# Material provided
----------
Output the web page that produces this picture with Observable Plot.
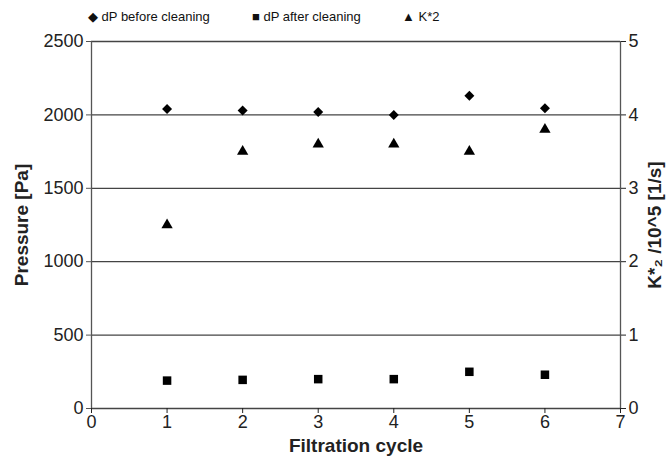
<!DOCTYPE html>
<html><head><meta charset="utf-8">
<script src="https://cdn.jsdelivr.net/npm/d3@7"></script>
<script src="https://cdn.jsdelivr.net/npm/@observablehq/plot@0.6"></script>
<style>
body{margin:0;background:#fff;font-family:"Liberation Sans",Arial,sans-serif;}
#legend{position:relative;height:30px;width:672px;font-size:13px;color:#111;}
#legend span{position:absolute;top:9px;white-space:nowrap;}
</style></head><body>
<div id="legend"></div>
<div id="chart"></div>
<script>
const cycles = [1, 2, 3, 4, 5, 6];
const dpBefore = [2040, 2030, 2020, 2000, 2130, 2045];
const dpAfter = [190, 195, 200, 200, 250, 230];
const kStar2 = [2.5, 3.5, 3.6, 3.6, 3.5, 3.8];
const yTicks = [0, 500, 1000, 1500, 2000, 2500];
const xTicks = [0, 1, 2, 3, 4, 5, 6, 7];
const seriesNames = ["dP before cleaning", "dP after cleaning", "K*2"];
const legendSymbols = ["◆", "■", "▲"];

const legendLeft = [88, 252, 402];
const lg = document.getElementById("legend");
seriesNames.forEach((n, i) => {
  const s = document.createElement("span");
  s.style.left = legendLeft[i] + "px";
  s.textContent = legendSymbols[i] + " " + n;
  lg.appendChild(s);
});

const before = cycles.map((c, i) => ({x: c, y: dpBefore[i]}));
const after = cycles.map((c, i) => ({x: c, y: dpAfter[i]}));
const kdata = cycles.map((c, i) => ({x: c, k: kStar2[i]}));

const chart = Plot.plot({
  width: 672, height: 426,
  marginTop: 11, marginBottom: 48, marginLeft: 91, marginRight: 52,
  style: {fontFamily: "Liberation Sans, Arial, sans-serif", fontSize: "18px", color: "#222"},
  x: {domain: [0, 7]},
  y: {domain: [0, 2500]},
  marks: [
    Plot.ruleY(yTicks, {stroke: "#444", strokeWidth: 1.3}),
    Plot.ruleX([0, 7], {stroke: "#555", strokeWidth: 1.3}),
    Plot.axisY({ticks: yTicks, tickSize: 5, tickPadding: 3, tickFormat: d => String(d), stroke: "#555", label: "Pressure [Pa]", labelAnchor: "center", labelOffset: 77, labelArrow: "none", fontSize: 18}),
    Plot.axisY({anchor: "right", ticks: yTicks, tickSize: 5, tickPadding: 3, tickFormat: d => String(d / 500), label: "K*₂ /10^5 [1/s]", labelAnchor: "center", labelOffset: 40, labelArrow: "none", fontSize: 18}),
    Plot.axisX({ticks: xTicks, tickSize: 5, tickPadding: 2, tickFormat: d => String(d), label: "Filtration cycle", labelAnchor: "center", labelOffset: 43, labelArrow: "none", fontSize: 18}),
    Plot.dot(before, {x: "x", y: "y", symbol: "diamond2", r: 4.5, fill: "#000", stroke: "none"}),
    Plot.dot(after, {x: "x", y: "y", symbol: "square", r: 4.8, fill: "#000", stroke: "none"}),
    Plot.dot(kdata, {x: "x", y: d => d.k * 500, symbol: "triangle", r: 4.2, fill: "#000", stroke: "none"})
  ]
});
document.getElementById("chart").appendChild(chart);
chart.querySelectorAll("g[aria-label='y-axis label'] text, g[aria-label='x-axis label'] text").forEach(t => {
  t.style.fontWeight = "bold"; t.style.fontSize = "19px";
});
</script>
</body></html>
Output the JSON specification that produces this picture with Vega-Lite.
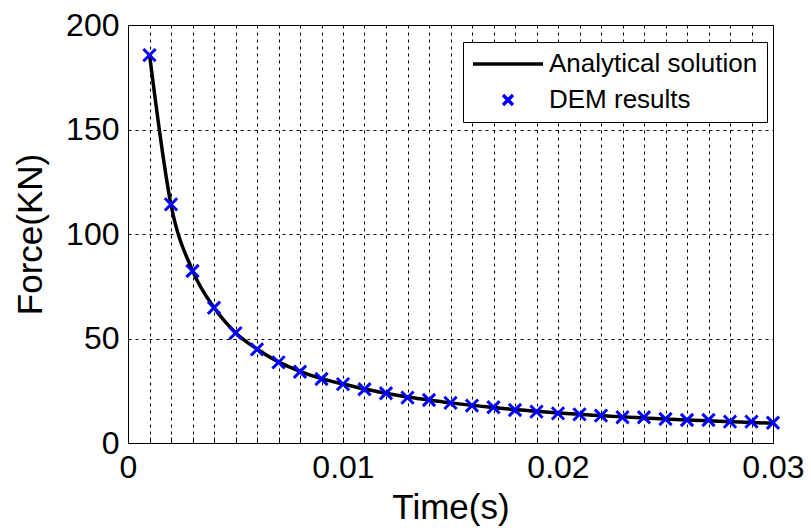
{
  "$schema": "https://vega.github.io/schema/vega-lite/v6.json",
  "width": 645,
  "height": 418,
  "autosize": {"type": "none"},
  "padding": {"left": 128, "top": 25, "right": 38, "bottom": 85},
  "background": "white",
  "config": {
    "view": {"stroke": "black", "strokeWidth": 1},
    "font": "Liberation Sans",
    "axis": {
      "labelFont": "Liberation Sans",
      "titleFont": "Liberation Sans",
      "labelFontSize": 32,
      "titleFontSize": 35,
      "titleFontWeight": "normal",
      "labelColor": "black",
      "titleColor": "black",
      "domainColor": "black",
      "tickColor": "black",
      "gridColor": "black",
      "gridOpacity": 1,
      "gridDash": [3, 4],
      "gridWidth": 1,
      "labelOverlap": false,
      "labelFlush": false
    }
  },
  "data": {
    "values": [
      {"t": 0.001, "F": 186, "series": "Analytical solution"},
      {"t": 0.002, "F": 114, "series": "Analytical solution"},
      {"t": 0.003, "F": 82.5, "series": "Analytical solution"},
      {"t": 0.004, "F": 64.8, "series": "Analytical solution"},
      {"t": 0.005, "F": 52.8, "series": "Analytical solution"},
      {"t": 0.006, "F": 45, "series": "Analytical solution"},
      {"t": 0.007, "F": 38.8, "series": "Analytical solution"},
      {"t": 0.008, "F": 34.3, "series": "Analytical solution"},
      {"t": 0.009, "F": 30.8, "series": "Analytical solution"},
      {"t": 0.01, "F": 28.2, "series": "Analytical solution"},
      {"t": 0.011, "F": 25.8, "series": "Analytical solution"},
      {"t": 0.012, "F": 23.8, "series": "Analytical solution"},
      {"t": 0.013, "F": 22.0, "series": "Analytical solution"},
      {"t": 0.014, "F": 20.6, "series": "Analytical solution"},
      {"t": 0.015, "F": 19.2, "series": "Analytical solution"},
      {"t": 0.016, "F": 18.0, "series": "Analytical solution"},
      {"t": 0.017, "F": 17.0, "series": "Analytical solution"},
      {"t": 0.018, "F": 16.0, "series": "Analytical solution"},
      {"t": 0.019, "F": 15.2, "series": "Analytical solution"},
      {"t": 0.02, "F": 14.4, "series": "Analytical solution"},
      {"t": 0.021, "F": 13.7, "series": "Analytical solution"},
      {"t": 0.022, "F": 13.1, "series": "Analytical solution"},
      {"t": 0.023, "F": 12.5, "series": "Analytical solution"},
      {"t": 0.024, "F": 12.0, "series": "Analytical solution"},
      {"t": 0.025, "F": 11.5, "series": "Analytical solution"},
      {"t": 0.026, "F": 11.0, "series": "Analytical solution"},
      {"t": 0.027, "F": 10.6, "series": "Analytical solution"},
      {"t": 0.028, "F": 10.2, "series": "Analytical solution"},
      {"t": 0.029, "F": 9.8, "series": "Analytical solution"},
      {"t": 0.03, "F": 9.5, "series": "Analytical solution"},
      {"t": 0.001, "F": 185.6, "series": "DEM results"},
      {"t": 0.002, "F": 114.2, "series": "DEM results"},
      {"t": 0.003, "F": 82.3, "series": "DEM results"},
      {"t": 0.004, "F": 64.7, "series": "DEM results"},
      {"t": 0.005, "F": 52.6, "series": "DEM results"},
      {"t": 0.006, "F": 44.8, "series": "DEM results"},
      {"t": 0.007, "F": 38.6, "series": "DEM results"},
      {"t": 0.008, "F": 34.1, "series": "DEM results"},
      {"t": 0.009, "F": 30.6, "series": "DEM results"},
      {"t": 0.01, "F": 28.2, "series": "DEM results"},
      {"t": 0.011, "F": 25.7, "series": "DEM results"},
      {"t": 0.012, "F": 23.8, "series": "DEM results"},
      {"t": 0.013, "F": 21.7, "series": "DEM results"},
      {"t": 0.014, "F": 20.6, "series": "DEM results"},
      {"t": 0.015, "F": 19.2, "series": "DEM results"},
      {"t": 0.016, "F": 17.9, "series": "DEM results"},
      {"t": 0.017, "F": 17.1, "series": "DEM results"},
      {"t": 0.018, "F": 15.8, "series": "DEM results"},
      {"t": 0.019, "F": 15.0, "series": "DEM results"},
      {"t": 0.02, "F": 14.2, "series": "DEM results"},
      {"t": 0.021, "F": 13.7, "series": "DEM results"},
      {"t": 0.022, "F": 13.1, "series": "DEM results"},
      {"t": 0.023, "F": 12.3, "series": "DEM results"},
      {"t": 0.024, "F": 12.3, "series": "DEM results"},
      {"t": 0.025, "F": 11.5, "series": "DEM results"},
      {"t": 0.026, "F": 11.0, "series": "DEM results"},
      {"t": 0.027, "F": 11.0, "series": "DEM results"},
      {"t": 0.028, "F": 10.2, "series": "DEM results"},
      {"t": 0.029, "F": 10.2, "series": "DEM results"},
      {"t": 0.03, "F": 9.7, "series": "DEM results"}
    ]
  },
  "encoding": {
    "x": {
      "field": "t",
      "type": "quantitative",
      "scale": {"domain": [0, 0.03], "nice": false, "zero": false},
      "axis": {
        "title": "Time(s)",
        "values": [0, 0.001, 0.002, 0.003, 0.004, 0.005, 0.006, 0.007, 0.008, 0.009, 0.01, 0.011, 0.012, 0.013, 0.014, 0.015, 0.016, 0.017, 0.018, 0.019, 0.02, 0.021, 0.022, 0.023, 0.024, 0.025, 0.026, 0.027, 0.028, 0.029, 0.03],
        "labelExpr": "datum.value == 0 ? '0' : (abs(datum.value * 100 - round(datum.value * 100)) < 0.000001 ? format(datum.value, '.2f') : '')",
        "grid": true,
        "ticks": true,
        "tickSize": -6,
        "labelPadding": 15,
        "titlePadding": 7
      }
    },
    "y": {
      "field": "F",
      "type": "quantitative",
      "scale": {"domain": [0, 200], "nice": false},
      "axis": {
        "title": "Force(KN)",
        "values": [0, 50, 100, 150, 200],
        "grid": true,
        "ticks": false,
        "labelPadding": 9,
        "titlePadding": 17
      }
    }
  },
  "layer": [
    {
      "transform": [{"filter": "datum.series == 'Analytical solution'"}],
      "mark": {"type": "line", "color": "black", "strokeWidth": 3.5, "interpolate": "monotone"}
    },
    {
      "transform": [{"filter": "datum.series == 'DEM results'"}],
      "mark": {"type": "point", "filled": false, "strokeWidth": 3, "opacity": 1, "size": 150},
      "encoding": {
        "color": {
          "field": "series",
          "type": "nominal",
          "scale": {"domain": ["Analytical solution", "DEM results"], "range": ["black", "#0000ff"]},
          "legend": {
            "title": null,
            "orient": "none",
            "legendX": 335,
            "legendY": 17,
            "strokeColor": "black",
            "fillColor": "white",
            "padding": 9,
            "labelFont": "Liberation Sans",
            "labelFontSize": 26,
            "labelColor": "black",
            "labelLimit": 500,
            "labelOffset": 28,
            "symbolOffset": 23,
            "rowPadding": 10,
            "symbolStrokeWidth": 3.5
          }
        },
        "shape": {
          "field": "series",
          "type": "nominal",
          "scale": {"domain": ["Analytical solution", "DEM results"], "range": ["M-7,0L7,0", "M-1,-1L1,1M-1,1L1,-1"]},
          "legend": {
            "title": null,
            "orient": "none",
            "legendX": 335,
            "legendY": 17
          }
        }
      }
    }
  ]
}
----------
Look through the listing and extract every line with "this" in it.

# Problem solution
Output the web page that produces this picture with Observable Plot.
Output the JSON specification that produces this picture with Vega-Lite.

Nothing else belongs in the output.